If you want different fonts in your running text and your headline, you have to specify a different font-family for the headlines:

h1, h2, h3, h4 {
  font-family: Avenir, Helvetica, "sans serif"

This font-family applies to headlines level 1 through 4. Note that font names containing spaces must be enclosed in double quotes. The selector is an example for specifying the same style for several HTML elements: just list the elements (or even more complicated selectors liks blockquote > p) separated by commas.

Usually, the default font sizes for the different headings are ok. If you want to change those, use the attribute font-size and specify an em value, for example 2.0em for a h1. Do not use pixels or other absolute values here: The person viewing your HTML might have chosen their own preferred font size in the browser settings and specifying absolute values for font sizes plays havoc with these settings.

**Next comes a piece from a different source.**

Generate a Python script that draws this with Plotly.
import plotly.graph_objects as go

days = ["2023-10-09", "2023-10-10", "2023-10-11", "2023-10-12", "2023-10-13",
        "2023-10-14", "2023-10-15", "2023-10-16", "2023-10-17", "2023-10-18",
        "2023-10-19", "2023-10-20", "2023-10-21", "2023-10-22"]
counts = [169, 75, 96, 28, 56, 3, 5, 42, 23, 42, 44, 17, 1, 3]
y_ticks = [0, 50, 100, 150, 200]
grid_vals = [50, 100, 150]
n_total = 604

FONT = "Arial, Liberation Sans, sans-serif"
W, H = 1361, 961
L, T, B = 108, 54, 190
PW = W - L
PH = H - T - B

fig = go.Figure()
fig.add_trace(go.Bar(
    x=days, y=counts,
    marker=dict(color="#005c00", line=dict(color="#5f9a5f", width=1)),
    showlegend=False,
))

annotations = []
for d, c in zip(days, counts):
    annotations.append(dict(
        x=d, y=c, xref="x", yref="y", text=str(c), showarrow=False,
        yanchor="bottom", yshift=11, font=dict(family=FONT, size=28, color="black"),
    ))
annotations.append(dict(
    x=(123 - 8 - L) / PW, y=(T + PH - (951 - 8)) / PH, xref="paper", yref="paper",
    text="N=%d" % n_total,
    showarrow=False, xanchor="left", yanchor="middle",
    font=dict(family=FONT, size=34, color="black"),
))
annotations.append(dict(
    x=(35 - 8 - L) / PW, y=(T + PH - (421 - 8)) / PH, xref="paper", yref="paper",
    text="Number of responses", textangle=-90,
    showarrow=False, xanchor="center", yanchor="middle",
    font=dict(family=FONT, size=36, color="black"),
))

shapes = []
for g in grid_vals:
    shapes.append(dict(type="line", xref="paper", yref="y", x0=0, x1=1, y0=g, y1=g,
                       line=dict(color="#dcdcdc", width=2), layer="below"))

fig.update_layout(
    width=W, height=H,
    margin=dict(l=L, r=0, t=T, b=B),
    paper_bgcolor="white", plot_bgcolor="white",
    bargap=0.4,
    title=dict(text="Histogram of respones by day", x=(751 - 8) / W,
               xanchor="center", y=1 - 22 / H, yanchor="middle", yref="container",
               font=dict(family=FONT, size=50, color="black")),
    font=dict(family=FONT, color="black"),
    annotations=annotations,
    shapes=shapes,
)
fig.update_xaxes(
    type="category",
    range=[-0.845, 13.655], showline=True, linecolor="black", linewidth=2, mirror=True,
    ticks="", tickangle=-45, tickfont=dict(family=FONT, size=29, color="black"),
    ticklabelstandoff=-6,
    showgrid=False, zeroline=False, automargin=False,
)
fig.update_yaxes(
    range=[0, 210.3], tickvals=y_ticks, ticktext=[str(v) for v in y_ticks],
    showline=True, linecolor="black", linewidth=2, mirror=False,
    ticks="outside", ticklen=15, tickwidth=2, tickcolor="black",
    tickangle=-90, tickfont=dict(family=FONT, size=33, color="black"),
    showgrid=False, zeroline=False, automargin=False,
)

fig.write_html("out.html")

Other font attributes you might want to use are font-weight to specify light or bold variants, text-decoration and text-transform. And perhaps color, of course.

What about colors?

The preceding samples used named colors. While that might seem natural (at least for English speaking people), it is a bit awkward. What if you want a particular type of light green with a blue tint? It would be a challenge to even come up with a single english word to describe that color. And you couldn’t be sure that your browser (or any browser) understands what you mean. Therefore, you can also specify colors by three hexadecimal digits like #fff (for white) or #f00 (for a dark red) or by six of them (#ffffff or #ff0000). These values represent values for red, green and blue components. So instead of going with the lightgrey understood by browsers, you might want to use #eee which is more a dirty white.

Other ways to specify colors are using rgb(red, green, blue) where the values in parenthesis are numbers between 0 and 255 or hsl(hue, lightness, saturation). MDN describes these variants in an article on color values.